When I tell you I was really excited to be doing holiday themed content this month, I was really excited. And we started off so strong! Three holidays and a Wedding was a legitimate delight. And then things went downhill from there, like a snowball in a vintage cartoon.
Last week’s book adventures were obviously not ideal. But I rallied, excited this week to feature a book with the holiday I celebrate, the Winter Solstice (I’m Pagan). And with high hopes, I picked up Jenny Bayliss’ A December To Remember. I was most excited about this book out of all the ones I had planned to read because the premise was about Pagans, rooted in reality, and about it was about sisters! I love a good witchy romance with more supernatural elements, but stories about witches who aren’t out here with Samantha Stephens-type powers twitching their noses and making things happen are few and far between. Hence my excitement for a holiday story more reflective of my lived experiences.
I did not put down A December to Remember because in wasn’t good. In fact, the first few chapters were well written and the characters were interesting. And that’s why I put it down. It was good in literary fiction way, with a lot of plot lines and a lot of tension between the estranged sisters. It probably had romance at some point, but two of the three sisters were in relationships of varying levels of stability and the third sister was trying to get away from a terrible ex. I put it down because that’s a lot of thematically heavy stuff and it’s holiday time and I just want some fluff. Between end of the semester chaos at work (mostly menial tasks, but there’s a lot of them) and the entire world being a raging apocalyptic dumpster fire, and then my own personal life chaos, my brain is soup and I just can’t handle four plotlines and heavy feelings and themes.
My signed (!!!!!) copy of A Demon’s Guide to Wooing a Witch arrived last week, and I was planning on reading it during the post-Christmas pre-New Years lull, figuring there surely had to be another book set at the Winter Solstice, even a fantasy one. And there is! A Court of Frost and Starlight, which is book 3.5 in the A Court of Thorns and Roses series (it’s a novella that bridges the events of books 1-3 with A Court of Silver Flames, my favorite in the series, and the books that are set to follow). I read all the ACoTaR books earlier this year and I love them.

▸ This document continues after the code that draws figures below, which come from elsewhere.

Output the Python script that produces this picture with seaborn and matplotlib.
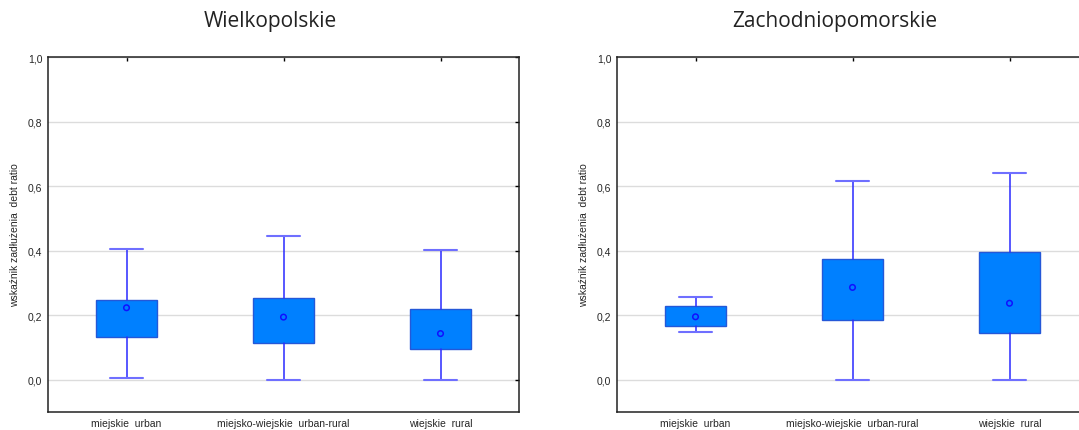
import numpy as np
import matplotlib
matplotlib.use("Agg")
import matplotlib.pyplot as plt
import seaborn as sns
from matplotlib.ticker import FuncFormatter

# categories and box statistics
categories = ["miejskie  urban", "miejsko-wiejskie  urban-rural", "wiejskie  rural"]

# Wielkopolskie
wlkp_mean = [0.223, 0.194, 0.143]
wlkp_q1 = [0.132, 0.113, 0.095]
wlkp_q3 = [0.248, 0.254, 0.220]
wlkp_low = [0.005, 0.0, 0.0]
wlkp_high = [0.406, 0.445, 0.402]

# Zachodniopomorskie
zach_mean = [0.195, 0.286, 0.237]
zach_q1 = [0.168, 0.185, 0.146]
zach_q3 = [0.227, 0.374, 0.396]
zach_low = [0.149, 0.0, 0.0]
zach_high = [0.257, 0.616, 0.640]

titles = ["Wielkopolskie", "Zachodniopomorskie"]
ylabel = "wskaźnik zadłużenia  debt ratio"

sns.set_style("white")
plt.rcParams["font.family"] = ["Liberation Sans", "DejaVu Sans"]

fig = plt.figure(figsize=(10.79, 4.31), dpi=100)
ax1 = fig.add_axes([48 / 1079, 18 / 431, 471 / 1079, 355 / 431])
ax2 = fig.add_axes([617 / 1079, 18 / 431, 471 / 1079, 355 / 431])

panels = [
    (ax1, wlkp_mean, wlkp_q1, wlkp_q3, wlkp_low, wlkp_high),
    (ax2, zach_mean, zach_q1, zach_q3, zach_low, zach_high),
]

pos = np.arange(len(categories))

for ax, mean, q1, q3, low, high in panels:
    ax.yaxis.grid(True, color="#dcdcdc", lw=1.0, zorder=0)
    ax.set_axisbelow(True)

    stats = []
    for i in range(len(categories)):
        stats.append({
            "label": categories[i],
            "mean": mean[i],
            "med": mean[i],
            "q1": q1[i],
            "q3": q3[i],
            "whislo": low[i],
            "whishi": high[i],
            "fliers": [],
        })
    ax.bxp(stats, positions=pos, widths=0.39, patch_artist=True,
           showfliers=False, showmeans=False, manage_ticks=False,
           boxprops=dict(facecolor="#0080ff", edgecolor="#2458d8", lw=1.0),
           whiskerprops=dict(color="#2a2aff", lw=1.1),
           capprops=dict(color="#6f6fff", lw=1.5),
           medianprops=dict(visible=False),
           capwidths=0.21, zorder=3)

    sns.scatterplot(x=pos, y=mean, ax=ax, marker="o", s=16,
                    facecolor="none", edgecolor="#1010ff", linewidth=1.1,
                    zorder=4)

    ax.set_xlim(-0.5, 2.5)
    ax.set_ylim(-0.1, 1.0)
    ax.set_yticks(np.arange(0, 1.01, 0.2))
    ax.yaxis.set_major_formatter(FuncFormatter(lambda v, p: f"{v:.1f}".replace(".", ",")))
    ax.set_xticks(pos)
    ax.set_xticklabels(categories)
    ax.tick_params(direction="in", top=True, right=True, length=3,
                   width=1.0, labelsize=7.5, pad=4, color="black")
    for sp in ax.spines.values():
        sp.set_color("#222222")
        sp.set_linewidth(1.1)
    ax.set_ylabel(ylabel, fontsize=7.5, labelpad=6)
    ax.set_xlabel("")

fig.text(270 / 1079, 1 - 22 / 431, titles[0], ha="center", va="center",
         fontsize=15, family=["Open Sans", "DejaVu Sans"], color="#222222")
fig.text(835 / 1079, 1 - 22 / 431, titles[1], ha="center", va="center",
         fontsize=15, family=["Open Sans", "DejaVu Sans"], color="#222222")

fig.savefig("out.png", dpi=100)
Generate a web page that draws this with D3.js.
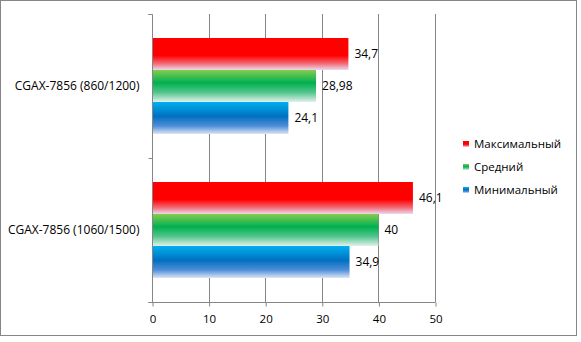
<!DOCTYPE html>
<html lang="ru">
<head>
<meta charset="utf-8" />
<title>CGAX-7856</title>
<script src="https://cdn.jsdelivr.net/npm/d3@7"></script>
<style>
  body { margin: 0; background: white; }
  text { font-family: "Open Sans", "Noto Sans", sans-serif; font-size: 11px; fill: #000; }
</style>
</head>
<body>
<script>

// data
var categories = ["CGAX-7856 (860/1200)", "CGAX-7856 (1060/1500)"];
var seriesNames = ["Максимальный", "Средний", "Минимальный"];
var maxVals = [34.7, 46.1];
var avgVals = [28.98, 40];
var minVals = [24.1, 34.9];
var labelsMax = ["34,7", "46,1"];
var labelsAvg = ["28,98", "40"];
var labelsMin = ["24,1", "34,9"];
var xTicks = [0, 10, 20, 30, 40, 50];

var w = 581, h = 342;
var pad = {left: 152, right: 146, top: 14, bottom: 40};

var svg = d3.select("body").append("svg")
  .attr("width", w).attr("height", h);

// outer frame
svg.append("rect")
  .attr("x", 0.5).attr("y", 0.5)
  .attr("width", 576).attr("height", 335)
  .attr("fill", "white").attr("stroke", "#868686");

var defs = svg.append("defs");
var grads = [
  {id: "gRed", stops: [[0, "#ff0000"], [0.55, "#ff0000"], [0.8, "#f46a78"], [1, "#e8dcec"]]},
  {id: "gGreen", stops: [[0, "#86cc50"], [0.4, "#00b050"], [0.7, "#52c58c"], [1, "#e2f0ec"]]},
  {id: "gBlue", stops: [[0, "#00b0f0"], [0.45, "#0070c0"], [0.75, "#4f8ed6"], [1, "#dde6f6"]]}
];
grads.forEach(function(g) {
  var lg = defs.append("linearGradient").attr("id", g.id)
    .attr("x1", 0).attr("y1", 0).attr("x2", 0).attr("y2", 1);
  g.stops.forEach(function(s) {
    lg.append("stop").attr("offset", s[0]).attr("stop-color", s[1]);
  });
});

var xScale = d3.scaleLinear().domain([0, 50])
  .range([pad.left, w - pad.right]);
var yScale = d3.scaleBand().domain(categories)
  .range([pad.top, h - pad.bottom]);
var inner = d3.scaleBand().domain(seriesNames)
  .range([0, yScale.bandwidth()]).paddingInner(0).paddingOuter(0.75);

// gridlines
svg.append("g").selectAll("line").data(xTicks.slice(1)).enter().append("line")
  .attr("x1", function(d) { return Math.round(xScale(d)) + 0.5; })
  .attr("x2", function(d) { return Math.round(xScale(d)) + 0.5; })
  .attr("y1", pad.top).attr("y2", h - pad.bottom)
  .attr("stroke", "#868686");

// bars
var series = [
  {name: seriesNames[0], vals: maxVals, labels: labelsMax, fill: "url(#gRed)"},
  {name: seriesNames[1], vals: avgVals, labels: labelsAvg, fill: "url(#gGreen)"},
  {name: seriesNames[2], vals: minVals, labels: labelsMin, fill: "url(#gBlue)"}
];
series.forEach(function(s) {
  var g = svg.append("g");
  g.selectAll("rect").data(categories).enter().append("rect")
    .attr("x", xScale(0))
    .attr("y", function(c) { return yScale(c) + inner(s.name); })
    .attr("width", function(c, i) { return xScale(s.vals[i]) - xScale(0); })
    .attr("height", inner.bandwidth())
    .attr("fill", s.fill);
  g.selectAll("text").data(categories).enter().append("text")
    .attr("x", function(c, i) { return xScale(s.vals[i]) + 6; })
    .attr("y", function(c) { return yScale(c) + inner(s.name) + inner.bandwidth() / 2; })
    .attr("dy", "0.35em")
    .style("font-size", "12px")
    .text(function(c, i) { return s.labels[i]; });
});

// x axis
var xAxis = d3.axisBottom(xScale).tickValues(xTicks).tickSize(4).tickPadding(8);
var gx = svg.append("g")
  .attr("transform", "translate(0.5," + (h - pad.bottom + 0.5) + ")")
  .call(xAxis);
gx.select(".domain").attr("stroke", "#868686").attr("d", "M" + (pad.left - 4) + ",0H" + (w - pad.right));
gx.selectAll("line").attr("stroke", "#868686");
gx.selectAll("text").style("font-size", "11.5px").attr("fill", "#000");

// y axis
var yAxis = d3.axisLeft(yScale).tickSize(0).tickPadding(13);
var gy = svg.append("g")
  .attr("transform", "translate(" + (pad.left + 0.5) + ",0)")
  .call(yAxis);
gy.select(".domain").attr("stroke", "#868686").attr("d", "M-4," + (pad.top + 0.5) + "H0V" + (h - pad.bottom));
gy.selectAll("text").style("font-size", "12px").attr("fill", "#000");
gy.selectAll(".sep").data([pad.top, yScale(categories[1]), h - pad.bottom]).enter().append("line")
  .attr("x1", -4).attr("x2", 0)
  .attr("y1", function(d) { return d + 0.5; }).attr("y2", function(d) { return d + 0.5; })
  .attr("stroke", "#868686");

// legend
var legend = svg.append("g").attr("transform", "translate(463,144)");
series.forEach(function(s, i) {
  var row = legend.append("g").attr("transform", "translate(0," + (i * 23) + ")");
  row.append("rect").attr("x", 0).attr("y", -3).attr("width", 6).attr("height", 6)
    .attr("fill", s.fill);
  row.append("text").attr("x", 11).attr("y", 0).attr("dy", "0.35em")
    .style("font-size", "11.5px").text(s.name);
});

</script>
</body>
</html>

I am obsessed. I also know that reviewing a book from the middle of a series is maybe not the vibe, so, A Demon’s Guide it would be this week.
I paid real adult dollars to have Sarah Hawley sign and doodle on my copy and it was an excellent use of my $19. It also came with art and stickers! So it was like a Solstice present to myself from myself a month ago when I pre-ordered it. But the real gift was the witty and aggressive banter between Calladia and Astaroth.
A Demon’s Guide is the second book in Hawley’s Glimmer Falls series, following A Witch’s Guide to Fake Dating a Demon, which I wrote about back in October. We find ourselves back in Glimmer Falls, mere hours after Calladia punted Astaroth over a mountain with a well aimed shot to the nuts for trying to steal her best friend’s soul (This act of well deserved vengeance is important later). Calladia, after being kicked out of a bar for brawling, finds Astaroth in an alley, about to be finished off by Moloch, another demon from the demon high council, and not realizing who it is laying on the ground, saves him from Moloch.
Turns out Astaroth has a bad case of amnesia, and does not remember the events of the day, or much of anything for that matter. So of course Calladia (reluctantly) takes him in, which results in Moloch tracking them down and blowing up Calladia’s house with some magic fireballs and puts the pair of nemeses on the run in Calladia’s vehicle Clifford the Little Red Truck. Of course in true romance fashion, they don’t stay nemeses for long, what with there only being one tent and all.
While not holiday themed at all, this was exactly what my soup brain needed this week. Calladia is what my late grandfather would refer to as “a hard woman” and I love her so much. Would I ever buy Astaroth’s 3 day personal journey from a terrible evil villain to actually a good guy in real life? Probably not. But Calladia’s presence and threats to explode his testicles definitely helped. Plus it’s fiction and I love a good redemption arc.
I think I liked this one a bit more than A Witch’s Guide, if only because I liked Calladia a bit more as a character than Mariel (who was still great). It was also a little spicier than the first book, which I’m always on board for. And so much banter. And brawling. Maybe not a festive read, but definitely a good one.
Worse comes to worst next week, you might get a breakdown of the best American Girl Holiday stories. We’ll see how it goes.
Other Things I Read and Watched This Week
The Boy and the Heron - It’s not a Ghibli movie without some little dudes. And a lot of emotional healing.
Patricia Wants to Cuddle, Samantha Allen - Bonkers. Buh. Onkers.